In the Garden:
The nectar in the center of aster flowers is easy for many pollinators to reach.
Welcoming Birds and Bees
No matter what motivates us to garden -- healthy food, beauty, relaxation, family fun -- we are not the only beneficiaries. Birds, insects, and other wildlife derive sustenance and shelter from what we grow. We may plant viburnums for their spring blossoms and colorful fruit, but birds also benefit from the tasty berries. Then again, sometimes what we leave alone can be more valuable than what we plant. That dead tree might be an eyesore to some, but it can provide nesting cavities and food for numerous birds. Welcoming birds and bees and beneficial insects is easy if we just look at our yards through a different lens and are aware of what features and types of plants help support them. Considering the decline in songbirds and the imperiled honeybees, the choices we make in our gardens might collectively make a difference.
A border or hedgerow of plants of different heights provides cover and food for birds.

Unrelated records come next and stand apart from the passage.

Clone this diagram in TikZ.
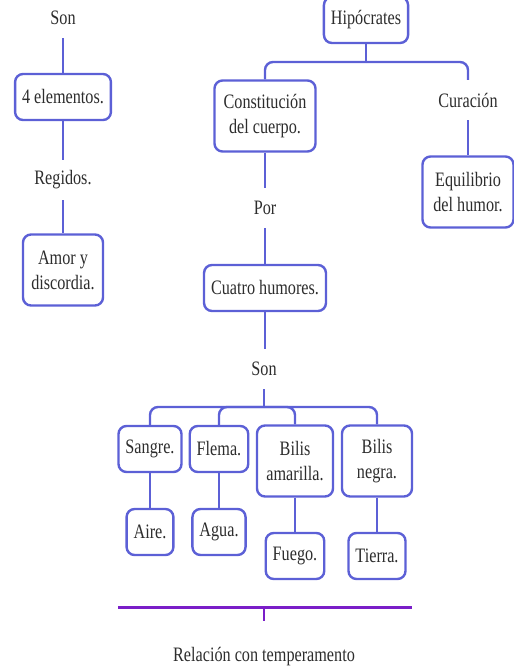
\documentclass[tikz,border=0pt]{standalone}
\usepackage{fontspec}
\setmainfont[FakeStretch=0.79]{Liberation Serif}
\usepackage{tikz}
\usetikzlibrary{calc}
\tikzset{>=latex}
\definecolor{myblue}{RGB}{92, 96, 214}
\definecolor{mypurple}{RGB}{122, 30, 200}
\definecolor{mytext}{RGB}{45, 45, 45}

\begin{document}
\begin{tikzpicture}[x=1pt, y=-1pt,
  box/.style={draw=myblue, line width=2.4pt, rounded corners=8pt, fill=white, text=mytext, align=center, minimum height=46pt, inner xsep=7pt, inner ysep=0pt, font=\fontsize{20.5}{25}\selectfont},
  tall/.style={box, minimum height=71pt},
  lbl/.style={text=mytext, minimum height=40pt, inner sep=0pt, font=\fontsize{20.5}{25}\selectfont},
  conn/.style={myblue, line width=2.4pt, rounded corners=8pt}]
\useasboundingbox (0,0) rectangle (514,670);

% left column
\node[lbl] (son) at (63,18) {Son};
\node[box] (elem) at (63,97) {4 elementos.};
\node[lbl] (regidos) at (63,180) {Regidos.};
\node[tall, minimum width=80pt] (amor) at (63,270) {Amor y\\discordia.};
\draw[conn] (son) -- (elem);
\draw[conn] (elem) -- (regidos);
\draw[conn] (regidos) -- (amor);

% Hipocrates
\node[box] (hipo) at (366,20) {Hipócrates};
\node[tall, minimum width=101pt] (const) at (265,116) {Constitución\\del cuerpo.};
\node[lbl] (curacion) at (468,100) {Curación};
\node[tall, minimum width=91pt] (equil) at (468,192) {Equilibrio\\del humor.};
\node[lbl] (por) at (265,208) {Por};
\node[box] (cuatro) at (265,288) {Cuatro humores.};
\node[lbl] (son2) at (264,369) {Son};
\coordinate (top) at (366,62);
\draw[conn] (hipo) -- (top);
\draw[conn] (top) -| (const);
\draw[conn] (top) -| (curacion);
\draw[conn] (curacion) -- (equil);
\draw[conn] (const) -- (por);
\draw[conn] (por) -- (cuatro);
\draw[conn] (cuatro) -- (cuatro |- son2.north);

% humores
\node[box] (sangre) at (150,449) {Sangre.};
\node[box] (flema) at (219,449) {Flema.};
\node[tall, minimum width=76pt] (bilisA) at (295,461) {Bilis\\amarilla.};
\node[tall, minimum width=70pt] (bilisN) at (377,461) {Bilis\\negra.};
\node[box] (aire) at (150,532) {Aire.};
\node[box] (agua) at (219,532) {Agua.};
\node[box] (fuego) at (295,556) {Fuego.};
\node[box] (tierra) at (377,556) {Tierra.};
\coordinate (bar) at (264,407);
\draw[conn] (son2) -- (bar);
\foreach \h in {sangre, flema, bilisA, bilisN}{
\draw[conn] (bar) -| (\h);
}
\draw[conn] (sangre) -- (aire);
\draw[conn] (flema) -- (agua);
\draw[conn] (bilisA) -- (fuego);
\draw[conn] (bilisN) -- (tierra);

% temperamento
\coordinate (pl) at (118,607);
\coordinate (pr) at (412,607);
\coordinate (pm) at (264,607);
\draw[mypurple, line width=3pt] (pl) -- (pr);
\draw[mypurple, line width=2pt] (pm) -- ++(0,14);
\node[lbl] (rel) at (264,657) {Relación con temperamento};
\end{tikzpicture}
\end{document}
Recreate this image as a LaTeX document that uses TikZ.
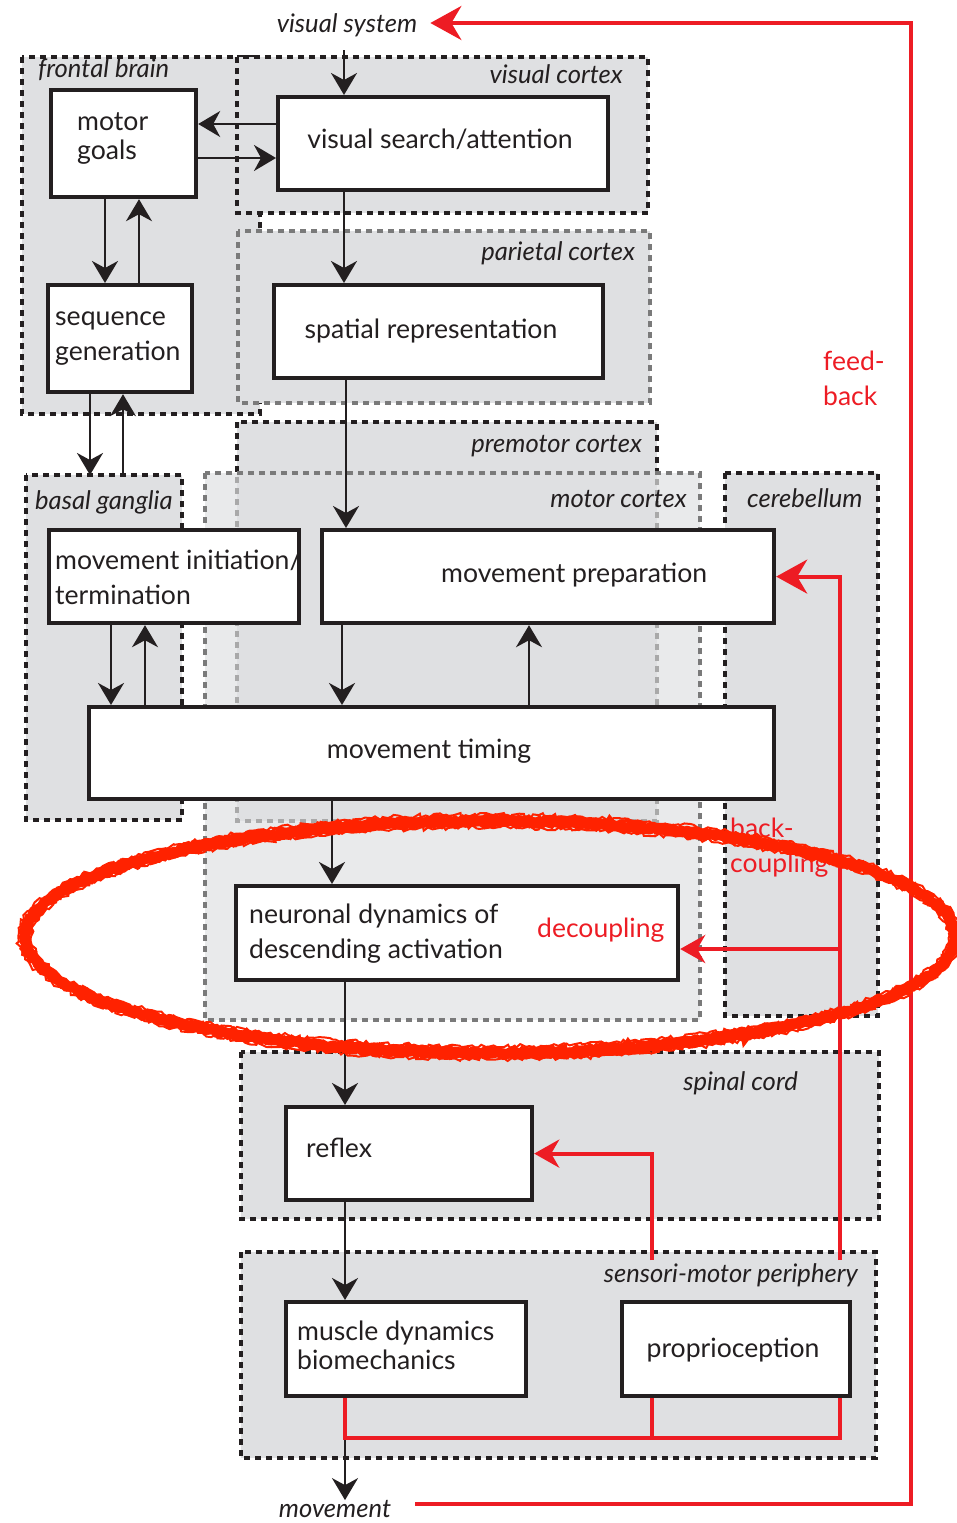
\documentclass[tikz,border=0pt]{standalone}
\usepackage{fontspec}
\setmainfont{Lato}
\usetikzlibrary{arrows.meta,decorations.pathmorphing}
\definecolor{ink}{HTML}{231F20}
\definecolor{regiongray}{HTML}{DFE0E2}
\definecolor{motorgray}{HTML}{E9EAEB}
\definecolor{dashgray}{HTML}{7A7A7A}
\definecolor{fadegray}{HTML}{A9A9A9}
\definecolor{fbred}{HTML}{ED1C24}
\definecolor{markred}{HTML}{FF2200}
\newcommand\twoline[2]{\begin{tabular}[t]{@{}l@{}}#1\\#2\end{tabular}}
\begin{document}
\begin{tikzpicture}[x=1pt,y=-1pt,
  region/.style={fill=regiongray, draw=ink, line width=4pt, dash pattern=on 6pt off 5pt},
  greyregion/.style={region, draw=dashgray},
  box/.style={draw=ink, fill=white, line width=4.2pt, anchor=north west, inner sep=0pt},
  txt/.style={font=\fontsize{26.6}{35}\selectfont, inner sep=0pt, text=ink},
  txtnarrow/.style={font=\fontsize{26.6}{29}\selectfont, inner sep=0pt, text=ink},
  lab/.style={font=\fontsize{25.6}{28}\selectfont\itshape, inner sep=0pt, text=ink},
  redtxt/.style={font=\fontsize{26.5}{35}\selectfont, inner sep=0pt, text=fbred},
  arr/.style={draw=ink, line width=2.2pt, -{Stealth[length=22pt, width=26pt, inset=7pt]}},
  redline/.style={draw=fbred, line width=4pt},
  redarr/.style={redline, -{Stealth[length=25pt, width=28pt, inset=8pt]}},
  bigredarr/.style={redline, -{Stealth[length=31pt, width=34pt, inset=10pt]}},
  rough/.style={draw=markred, decorate, decoration={random steps, segment length=4pt, amplitude=2.2pt}}
]
\useasboundingbox (0,0) rectangle (957,1523);

% ---------- brain regions ----------
\draw[region] (22,57) rectangle (260,414);          % frontal brain
\draw[region] (237,57) rectangle (648,213);         % visual cortex
\draw[greyregion] (238,231) rectangle (650,403);    % parietal cortex
\draw[region] (26,475) rectangle (182,820);         % basal ganglia
\fill[motorgray] (205,473) rectangle (700,1020);    % motor cortex (fill)
\fill[regiongray] (237,422) rectangle (657,821);    % premotor cortex (fill)
\draw[line width=4pt, draw=fadegray, dash pattern=on 6pt off 5pt] (237,422) rectangle (657,821);
\begin{scope}
  \clip (0,0) rectangle (957,473);
  \draw[line width=4pt, draw=ink, dash pattern=on 6pt off 5pt] (237,422) rectangle (657,821);
\end{scope}
\draw[line width=4pt, draw=dashgray, dash pattern=on 6pt off 5pt] (205,473) rectangle (700,1020); % motor cortex border
\draw[region] (725,473) rectangle (878,1016);       % cerebellum
\draw[region] (241,1052) rectangle (879,1219);      % spinal cord
\draw[region] (241,1252) rectangle (876,1458);      % sensori-motor periphery

% ---------- region labels ----------
\node[lab, anchor=center] (vsys) at (347,25) {visual system};
\node[lab, anchor=base west] (lfront) at (38,77) {frontal brain};
\node[lab, anchor=base east] (lvis) at (623,83) {visual cortex};
\node[lab, anchor=base east] (lpar) at (635,260) {parietal cortex};
\node[lab, anchor=base east] (lpre) at (642,452) {premotor cortex};
\node[lab, anchor=base east] (lmot) at (687,507) {motor cortex};
\node[lab, anchor=base west] (lcer) at (747,507) {cerebellum};
\node[lab, anchor=base west] (lbas) at (35,509) {basal ganglia};
\node[lab, anchor=base east] (lspi) at (798,1090) {spinal cord};
\node[lab, anchor=base east] (lper) at (858,1282) {sensori-motor periphery};
\node[lab, anchor=center] (mvt) at (335,1509) {movement};

% ---------- processing stages ----------
\node[box, minimum width=145pt, minimum height=107pt] (goals) at (49,88) {};
\node[box, minimum width=144pt, minimum height=107pt] (seq) at (46,283) {};
\node[box, minimum width=330pt, minimum height=93pt] (search) at (276,95) {};
\node[box, minimum width=329pt, minimum height=93pt] (spatial) at (272,283) {};
\node[box, minimum width=250pt, minimum height=93pt] (init) at (47,528) {};
\node[box, minimum width=452pt, minimum height=93pt] (prep) at (320,528) {};
\node[box, minimum width=685pt, minimum height=92pt] (timing) at (87,705) {};
\node[box, minimum width=442pt, minimum height=94pt] (neuronal) at (234,884) {};
\node[box, minimum width=246pt, minimum height=93pt] (reflex) at (284,1105) {};
\node[box, minimum width=240pt, minimum height=94pt] (muscle) at (284,1300) {};
\node[box, minimum width=228pt, minimum height=94pt] (proprio) at (620,1300) {};

\node[txtnarrow, anchor=base west] (tgoals) at (77,130) {\twoline{motor}{goals}};
\node[txt, anchor=base west] (tseq) at (55,325) {\twoline{sequence}{generation}};
\node[txt, anchor=base] (tsearch) at (440,148) {visual search/attention};
\node[txt, anchor=base] (tspatial) at (431,338) {spatial representation};
\node[txt, anchor=base west] (tinit) at (55,569) {\twoline{movement initiation/}{termination}};
\node[txt, anchor=base west] (tprep) at (441,582) {movement preparation};
\node[txt, anchor=base] (ttiming) at (429,758) {movement timing};
\node[txt, anchor=base west] (tneur) at (249,923) {\twoline{neuronal dynamics of}{descending activation}};
\node[txt, anchor=base west] (trefl) at (306,1157) {reflex};
\node[txtnarrow, anchor=base west] (tmus) at (297,1340) {\twoline{muscle dynamics}{biomechanics}};
\node[txt, anchor=base] (tprop) at (733,1357) {proprioception};

% red annotations
\node[redtxt, anchor=base west] (tfb) at (823,370) {\twoline{feed-}{back}};
\node[redtxt, anchor=base west] (tbc) at (730,837) {\twoline{back-}{coupling}};
\node[redtxt, anchor=base west] (tdc) at (537,937) {decoupling};

% ---------- lanes for the connectors ----------
\coordinate (lnV) at (344,0);
\coordinate (lnS) at (346,0);
\coordinate (lnGd) at (105,0);
\coordinate (lnGu) at (139,0);
\coordinate (lnBd) at (90,0);
\coordinate (lnBu) at (123,0);
\coordinate (lnId) at (111,0);
\coordinate (lnIu) at (145,0);
\coordinate (lnPd) at (342,0);
\coordinate (lnPu) at (529,0);
\coordinate (lnT) at (332,0);
\coordinate (lnN) at (345,0);
\coordinate (hy1) at (0,124);
\coordinate (hy2) at (0,158);
\coordinate (vctop) at (0,50);
\coordinate (bgtop) at (0,475);

% ---------- black connectors ----------
\draw[arr] (vctop -| lnV) -- (search.north -| lnV);
\draw[arr] (search.west |- hy1) -- (goals.east |- hy1);
\draw[arr] (goals.east |- hy2) -- (search.west |- hy2);
\draw[arr] (goals.south -| lnGd) -- (seq.north -| lnGd);
\draw[arr] (seq.north -| lnGu) -- (goals.south -| lnGu);
\draw[arr] (seq.south -| lnBd) -- (bgtop -| lnBd);
\draw[arr] (bgtop -| lnBu) -- (seq.south -| lnBu);
\draw[arr] (search.south -| lnV) -- (spatial.north -| lnV);
\draw[arr] (spatial.south -| lnS) -- (prep.north -| lnS);
\draw[arr] (init.south -| lnId) -- (timing.north -| lnId);
\draw[arr] (timing.north -| lnIu) -- (init.south -| lnIu);
\draw[arr] (prep.south -| lnPd) -- (timing.north -| lnPd);
\draw[arr] (timing.north -| lnPu) -- (prep.south -| lnPu);
\draw[arr] (timing.south -| lnT) -- (neuronal.north -| lnT);
\draw[arr] (neuronal.south -| lnN) -- (reflex.north -| lnN);
\draw[arr] (reflex.south -| lnN) -- (muscle.north -| lnN);
\draw[arr] (muscle.south -| lnN) -- (mvt.north -| lnN);

% ---------- red feedback loops ----------
\coordinate (fbx) at (911,0);
\coordinate (mvtR) at ([xshift=24pt,yshift=5pt]mvt.east);
\coordinate (vsysR) at ([xshift=13pt,yshift=2pt]vsys.east);
\coordinate (pp1) at (840,1260);
\coordinate (rf1) at (652,1260);
\coordinate (dc) at (840,949);
\coordinate (ubot) at (0,1438);
\coordinate (uR) at (840,0);
\coordinate (uM) at (652,0);

\draw[redline] (muscle.south -| lnN) -- (ubot -| lnN) -- (ubot -| uR) -- (proprio.south -| uR);
\draw[redline] (proprio.south -| uM) -- (ubot -| uM);
\draw[redarr] (rf1) |- (reflex.east);
\draw[bigredarr] (pp1) |- (prep.east);
\draw[redarr] (dc) -- (neuronal.east |- dc);
\draw[bigredarr] (mvtR) -- (mvtR -| fbx) |- (vsysR);

% ---------- hand-drawn loop around the decoupling stage ----------
\pgfmathsetseed{11}
\foreach \dr/\w in {0/10, 4/3.5, -4/3.5, 6.5/2, -6.5/2, 2.5/3, -2.5/3}
  \draw[rough, line width=\w pt] (490,937) ellipse [x radius=465+\dr, y radius=116+\dr];
\end{tikzpicture}
\end{document}
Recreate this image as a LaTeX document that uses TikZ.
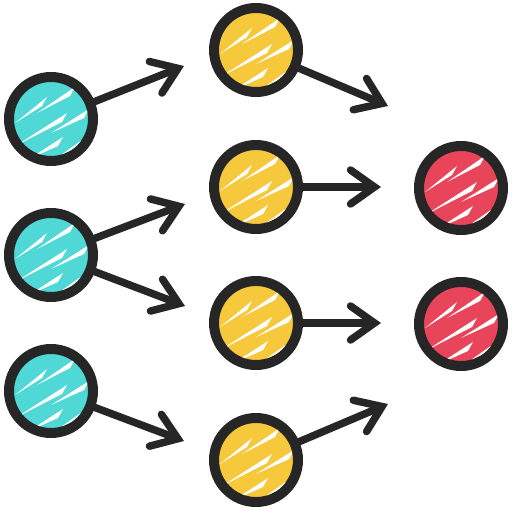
\documentclass[tikz,border=0pt]{standalone}
\usetikzlibrary{arrows.meta,calc}
\definecolor{ink}{HTML}{262626}
\definecolor{tealc}{HTML}{4FD8D5}
\definecolor{yellowc}{HTML}{F6C93C}
\definecolor{redc}{HTML}{E8455B}
\newcommand\myhatches[1]{%
  \begin{scope}[shift={(#1)}]
    \clip (0,0) circle (18.5pt);
    \foreach \x/\y/\u/\v in {-36/4/-4/-22, -14/-6/24/-32, -34/26/16/-6, 0/14/38/-10, -22/40/12/18, 10/36/38/16}
      \fill[white] (\x,\y) -- (\u,\v) -- ($(\u,\v)+(-5,9)$) -- cycle;
  \end{scope}}
\begin{document}
\begin{tikzpicture}[x=0.5pt,y=-0.5pt,
  dot/.style={circle, draw=ink, line width=5pt, minimum size=42pt, inner sep=0pt},
  link/.style={draw=ink, line width=3.75pt, line cap=round, -{Straight Barb[length=12pt,width=17pt,line cap=round]}}]
\useasboundingbox (0,0) rectangle (512,512);
% left column
\node[dot,fill=tealc] (a1) at (51,119) {};
\node[dot,fill=tealc] (a2) at (51,255) {};
\node[dot,fill=tealc] (a3) at (51,391) {};
% middle column
\node[dot,fill=yellowc] (b1) at (256,50) {};
\node[dot,fill=yellowc] (b2) at (256,187) {};
\node[dot,fill=yellowc] (b3) at (256,323) {};
\node[dot,fill=yellowc] (b4) at (256,460) {};
% right column
\node[dot,fill=redc] (c1) at (461,188) {};
\node[dot,fill=redc] (c2) at (461,324) {};
% hatches
\foreach \n in {a1,a2,a3,b1,b2,b3,b4,c1,c2} {\myhatches{\n}}
% arrow tips
\coordinate (t1) at (184,66);
\coordinate (t2) at (185,204);
\coordinate (t3) at (185,306);
\coordinate (t4) at (184,441);
\coordinate (t5) at (388,106);
\coordinate (t6) at (381,187);
\coordinate (t7) at (381,323);
\coordinate (t8) at (388,404);
\draw[link] (a1) -- (t1);
\draw[link] (a2) -- (t2);
\draw[link] (a2) -- (t3);
\draw[link] (a3) -- (t4);
\draw[link] (b1) -- (t5);
\draw[link] (b2) -- (t6);
\draw[link] (b3) -- (t7);
\draw[link] (b4) -- (t8);
\end{tikzpicture}
\end{document}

The combination of tall canopy trees (preferably with multiple trunks rather than a single trunk), understory trees, and shorter shrubs and flowers seems to offer more than the sum of its parts. This type of layered planting is beautiful as well as functional. In our region an example would be a canopy of birch and oak, an understory of dogwoods, chokeberry and viburnum shrubs, and nectar flowers such as penstemons and bee balm. Evergreens are also important for cover from storms in all seasons and for protection from predators. Fruiting evergreens like junipers also provide lunch.
If you have a brush pile you've been meaning to move or a dead tree you've been meaning to cut down, or some leaves in the shrub bed you've been meaning to rake out, save yourself the trouble and keep them for wildlife. There, wasn't that easy?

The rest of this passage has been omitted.